(Extracted data entries)
□ □ □ □ □ □ □

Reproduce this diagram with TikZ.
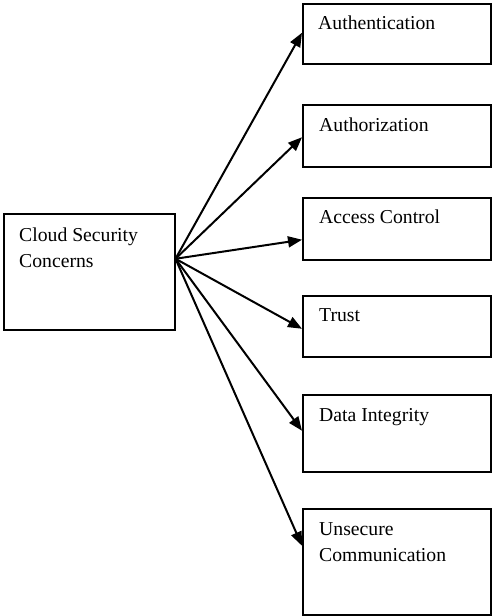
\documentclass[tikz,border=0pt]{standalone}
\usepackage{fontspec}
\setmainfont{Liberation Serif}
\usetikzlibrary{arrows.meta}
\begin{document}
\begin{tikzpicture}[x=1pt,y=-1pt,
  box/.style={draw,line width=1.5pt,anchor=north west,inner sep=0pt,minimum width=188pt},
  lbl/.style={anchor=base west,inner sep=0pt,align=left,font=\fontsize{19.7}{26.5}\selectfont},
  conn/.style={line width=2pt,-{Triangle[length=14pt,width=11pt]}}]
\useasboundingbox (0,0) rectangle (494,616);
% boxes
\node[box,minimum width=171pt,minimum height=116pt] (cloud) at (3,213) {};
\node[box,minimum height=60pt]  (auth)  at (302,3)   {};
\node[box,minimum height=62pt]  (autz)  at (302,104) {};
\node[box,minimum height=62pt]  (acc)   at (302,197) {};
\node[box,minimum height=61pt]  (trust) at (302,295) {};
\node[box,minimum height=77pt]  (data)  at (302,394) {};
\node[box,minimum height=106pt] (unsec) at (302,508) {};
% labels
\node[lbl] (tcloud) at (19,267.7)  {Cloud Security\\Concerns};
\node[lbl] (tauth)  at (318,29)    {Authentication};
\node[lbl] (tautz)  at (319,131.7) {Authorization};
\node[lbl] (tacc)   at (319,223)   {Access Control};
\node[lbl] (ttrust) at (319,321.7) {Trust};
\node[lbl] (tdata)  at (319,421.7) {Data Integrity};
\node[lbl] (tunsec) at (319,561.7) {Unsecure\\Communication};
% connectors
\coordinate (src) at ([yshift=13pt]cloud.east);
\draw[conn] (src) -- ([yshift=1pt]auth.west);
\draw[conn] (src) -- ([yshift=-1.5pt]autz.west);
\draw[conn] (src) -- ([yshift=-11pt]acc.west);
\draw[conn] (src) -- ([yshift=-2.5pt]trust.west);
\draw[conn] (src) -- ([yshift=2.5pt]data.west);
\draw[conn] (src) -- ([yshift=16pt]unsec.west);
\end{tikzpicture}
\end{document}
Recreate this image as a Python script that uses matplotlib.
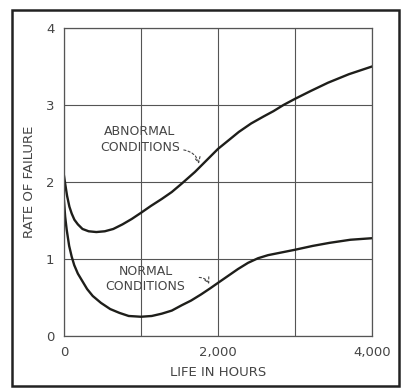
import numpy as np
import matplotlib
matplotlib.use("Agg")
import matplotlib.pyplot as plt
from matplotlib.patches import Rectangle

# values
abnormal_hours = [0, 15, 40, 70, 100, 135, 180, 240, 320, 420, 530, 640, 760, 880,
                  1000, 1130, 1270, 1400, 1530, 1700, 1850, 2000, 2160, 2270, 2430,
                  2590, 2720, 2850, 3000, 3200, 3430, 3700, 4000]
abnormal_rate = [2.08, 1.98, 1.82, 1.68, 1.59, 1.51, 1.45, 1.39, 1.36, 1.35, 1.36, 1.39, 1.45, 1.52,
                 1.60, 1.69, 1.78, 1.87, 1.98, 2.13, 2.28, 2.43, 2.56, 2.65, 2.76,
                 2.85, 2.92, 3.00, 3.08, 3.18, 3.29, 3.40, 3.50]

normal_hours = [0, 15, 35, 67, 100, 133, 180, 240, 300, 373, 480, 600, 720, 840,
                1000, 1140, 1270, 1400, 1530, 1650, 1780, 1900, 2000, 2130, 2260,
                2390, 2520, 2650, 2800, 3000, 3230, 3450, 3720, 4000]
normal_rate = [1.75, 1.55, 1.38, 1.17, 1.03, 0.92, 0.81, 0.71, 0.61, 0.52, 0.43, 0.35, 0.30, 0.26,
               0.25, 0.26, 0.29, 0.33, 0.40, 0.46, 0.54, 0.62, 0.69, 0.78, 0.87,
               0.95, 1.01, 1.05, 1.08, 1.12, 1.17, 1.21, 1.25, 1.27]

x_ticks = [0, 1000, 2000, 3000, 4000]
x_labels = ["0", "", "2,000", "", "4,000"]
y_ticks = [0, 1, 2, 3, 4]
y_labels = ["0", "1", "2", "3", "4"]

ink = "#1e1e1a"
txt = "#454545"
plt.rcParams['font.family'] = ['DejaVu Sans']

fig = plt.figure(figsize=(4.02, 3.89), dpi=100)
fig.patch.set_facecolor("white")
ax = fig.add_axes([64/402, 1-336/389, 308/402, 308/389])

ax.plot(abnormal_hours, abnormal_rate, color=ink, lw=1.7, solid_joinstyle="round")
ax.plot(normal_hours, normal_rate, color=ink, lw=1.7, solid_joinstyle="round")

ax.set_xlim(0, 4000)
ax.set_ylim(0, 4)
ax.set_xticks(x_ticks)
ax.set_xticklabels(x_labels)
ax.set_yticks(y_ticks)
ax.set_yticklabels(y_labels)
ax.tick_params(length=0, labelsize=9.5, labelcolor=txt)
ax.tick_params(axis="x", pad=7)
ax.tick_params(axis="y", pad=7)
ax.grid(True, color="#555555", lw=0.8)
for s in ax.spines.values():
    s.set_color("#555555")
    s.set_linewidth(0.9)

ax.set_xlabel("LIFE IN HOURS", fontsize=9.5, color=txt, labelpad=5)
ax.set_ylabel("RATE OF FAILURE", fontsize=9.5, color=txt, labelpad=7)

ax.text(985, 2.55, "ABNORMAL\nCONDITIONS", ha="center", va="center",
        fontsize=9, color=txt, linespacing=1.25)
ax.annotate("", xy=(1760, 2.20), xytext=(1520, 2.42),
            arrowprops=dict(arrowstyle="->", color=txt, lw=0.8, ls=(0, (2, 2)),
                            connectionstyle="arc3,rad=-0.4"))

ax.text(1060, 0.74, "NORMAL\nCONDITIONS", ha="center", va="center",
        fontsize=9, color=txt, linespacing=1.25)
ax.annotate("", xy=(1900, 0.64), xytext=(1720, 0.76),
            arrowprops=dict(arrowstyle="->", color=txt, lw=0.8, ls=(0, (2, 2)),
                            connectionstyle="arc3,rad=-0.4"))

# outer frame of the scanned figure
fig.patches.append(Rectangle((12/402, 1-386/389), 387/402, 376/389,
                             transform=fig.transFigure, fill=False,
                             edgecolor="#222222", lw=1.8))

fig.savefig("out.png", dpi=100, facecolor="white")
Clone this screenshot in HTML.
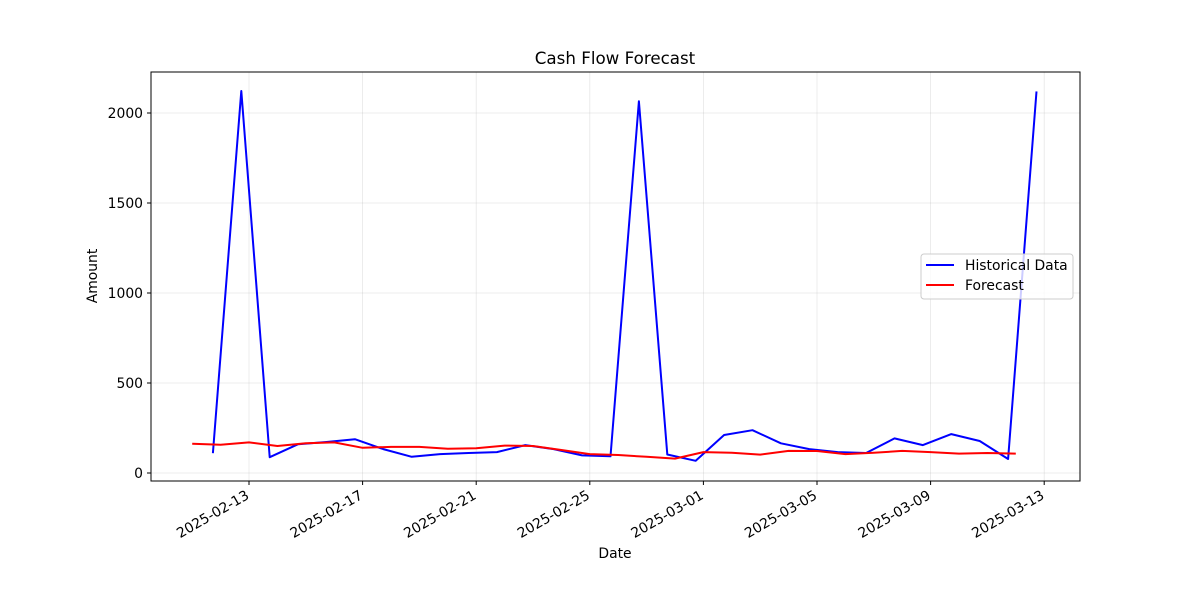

□ □ □ □ □ □ □

Repeat the lines between those holding "Recreate this image" and "s.set_linewidth(0.9)", inclusive. Pictures stay out.

**RESPONSE TO THE EXERCISE:**
Recreate this image as a Python script that uses matplotlib.
import numpy as np
import matplotlib
matplotlib.use("Agg")
import matplotlib.pyplot as plt
from matplotlib.patches import Rectangle

# values
abnormal_hours = [0, 15, 40, 70, 100, 135, 180, 240, 320, 420, 530, 640, 760, 880,
                  1000, 1130, 1270, 1400, 1530, 1700, 1850, 2000, 2160, 2270, 2430,
                  2590, 2720, 2850, 3000, 3200, 3430, 3700, 4000]
abnormal_rate = [2.08, 1.98, 1.82, 1.68, 1.59, 1.51, 1.45, 1.39, 1.36, 1.35, 1.36, 1.39, 1.45, 1.52,
                 1.60, 1.69, 1.78, 1.87, 1.98, 2.13, 2.28, 2.43, 2.56, 2.65, 2.76,
                 2.85, 2.92, 3.00, 3.08, 3.18, 3.29, 3.40, 3.50]

normal_hours = [0, 15, 35, 67, 100, 133, 180, 240, 300, 373, 480, 600, 720, 840,
                1000, 1140, 1270, 1400, 1530, 1650, 1780, 1900, 2000, 2130, 2260,
                2390, 2520, 2650, 2800, 3000, 3230, 3450, 3720, 4000]
normal_rate = [1.75, 1.55, 1.38, 1.17, 1.03, 0.92, 0.81, 0.71, 0.61, 0.52, 0.43, 0.35, 0.30, 0.26,
               0.25, 0.26, 0.29, 0.33, 0.40, 0.46, 0.54, 0.62, 0.69, 0.78, 0.87,
               0.95, 1.01, 1.05, 1.08, 1.12, 1.17, 1.21, 1.25, 1.27]

x_ticks = [0, 1000, 2000, 3000, 4000]
x_labels = ["0", "", "2,000", "", "4,000"]
y_ticks = [0, 1, 2, 3, 4]
y_labels = ["0", "1", "2", "3", "4"]

ink = "#1e1e1a"
txt = "#454545"
plt.rcParams['font.family'] = ['DejaVu Sans']

fig = plt.figure(figsize=(4.02, 3.89), dpi=100)
fig.patch.set_facecolor("white")
ax = fig.add_axes([64/402, 1-336/389, 308/402, 308/389])

ax.plot(abnormal_hours, abnormal_rate, color=ink, lw=1.7, solid_joinstyle="round")
ax.plot(normal_hours, normal_rate, color=ink, lw=1.7, solid_joinstyle="round")

ax.set_xlim(0, 4000)
ax.set_ylim(0, 4)
ax.set_xticks(x_ticks)
ax.set_xticklabels(x_labels)
ax.set_yticks(y_ticks)
ax.set_yticklabels(y_labels)
ax.tick_params(length=0, labelsize=9.5, labelcolor=txt)
ax.tick_params(axis="x", pad=7)
ax.tick_params(axis="y", pad=7)
ax.grid(True, color="#555555", lw=0.8)
for s in ax.spines.values():
    s.set_color("#555555")
    s.set_linewidth(0.9)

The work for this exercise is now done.